Not only are they unable to enforce the law, they are being reprimanded, and even threatened with the loss of their jobs/pension if they dare arrest an illegal alien. How can they "exercise discretion" if illegal aliens are now off-limits? Moreover, without having the authority to arrest and investigate, how can ICE agents know if an illegal alien is a violent criminal, an immigration absconder, or one of the so-called "otherwise law-abiding?" The answer is, of course, they can't.
It sounds like at a fundamental level we're talking about execution of duties, and that the boots on the ground should be given some leeway and discretion (although not absolute) how to do their job. At least that is the issue that creates my disagreement with what POTUS is doing.

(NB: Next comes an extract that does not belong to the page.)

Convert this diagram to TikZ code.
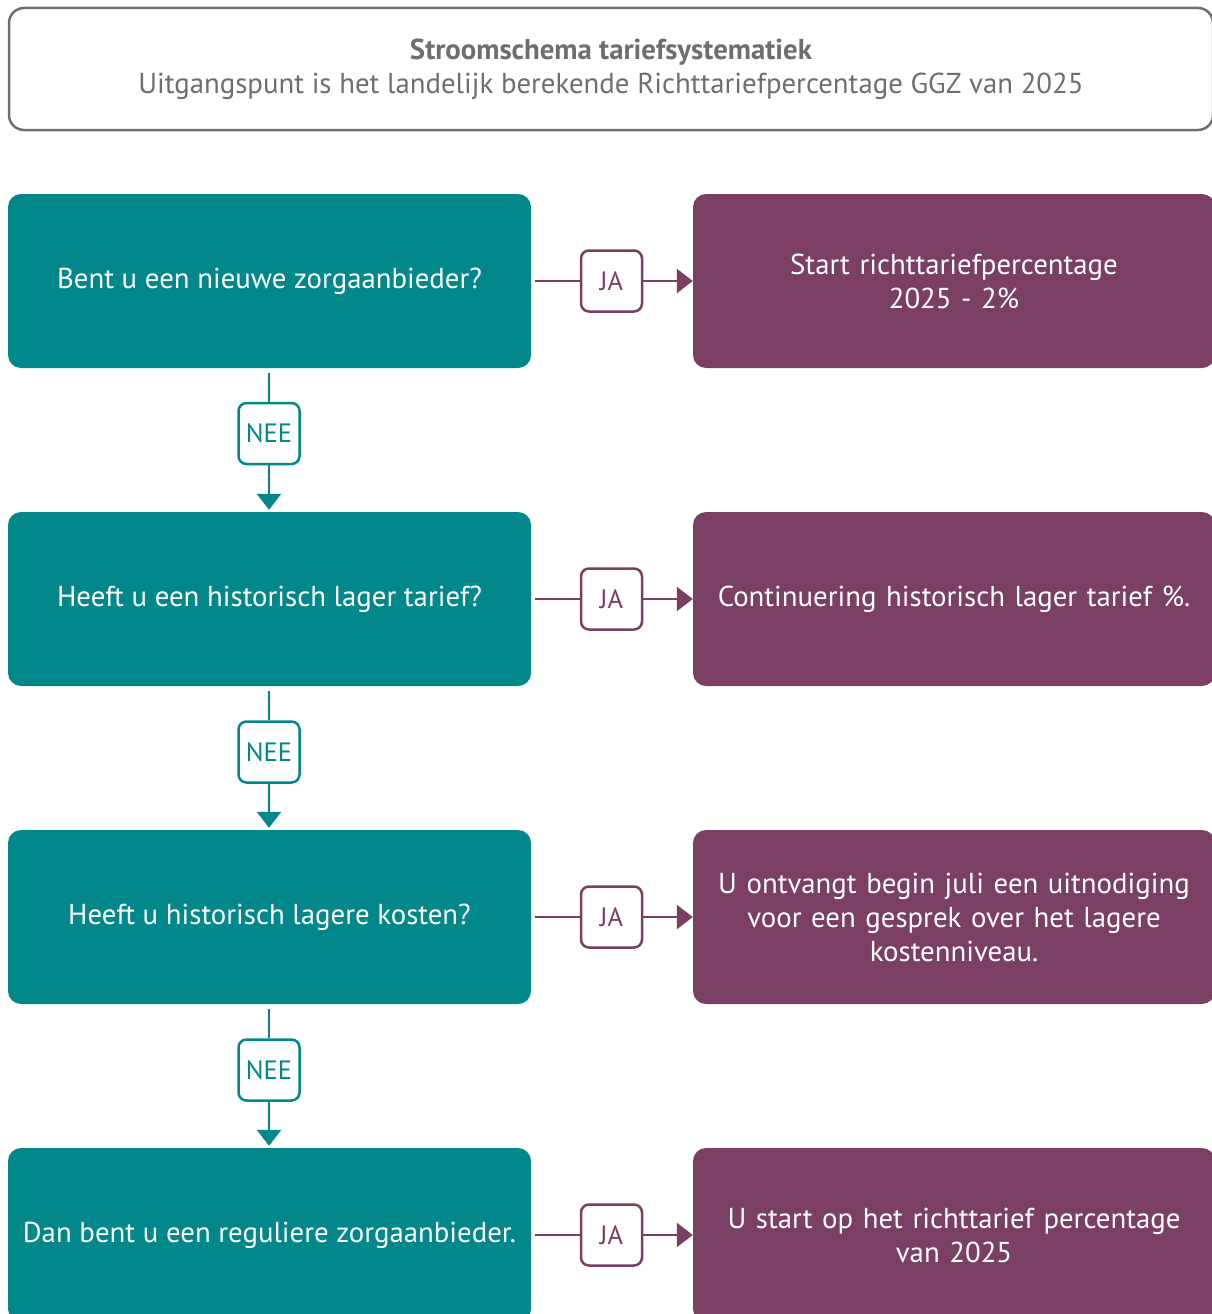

I could withdraw the traffic question and substitute any informant or state's witness who could be prosecuted for any crime, even a felony, and a prosecutor decides it's worth it for a suspect's testimony to maximize prospects for a conviction on case 1 to erase the felony charge (or misdemeanor, or whatever) on case 2. How far does discretion of law enforcement and prosecutors go? How far should it go? I think the extremes on both ends most of us can agree on, that there are limits.

I agree they should not be prohibited from enforcing any law. But I also am willing to listen to the consequences my position would have on real life. Take my argument to the extreme, and all those ludicrous laws we see about wearing flip flops on a full moon could be enforced too. If there are examples of previous administrations doing something similar, I want to know to evaluate those examples' importance to my conclusion. I believe that before new laws are passed current laws should be enforced. And if you do not want a law enforced, withdraw it. But the country does not listen to me, lol... Maybe because it's too big for that. Maybe we're too big for a unified republic of 350 mill +, I don't think any free society (democratic republic, not the USSR) has become this populous, this vast geographically. It's become unwieldy. But, that's a digression for another day (big surprise, I know, lol).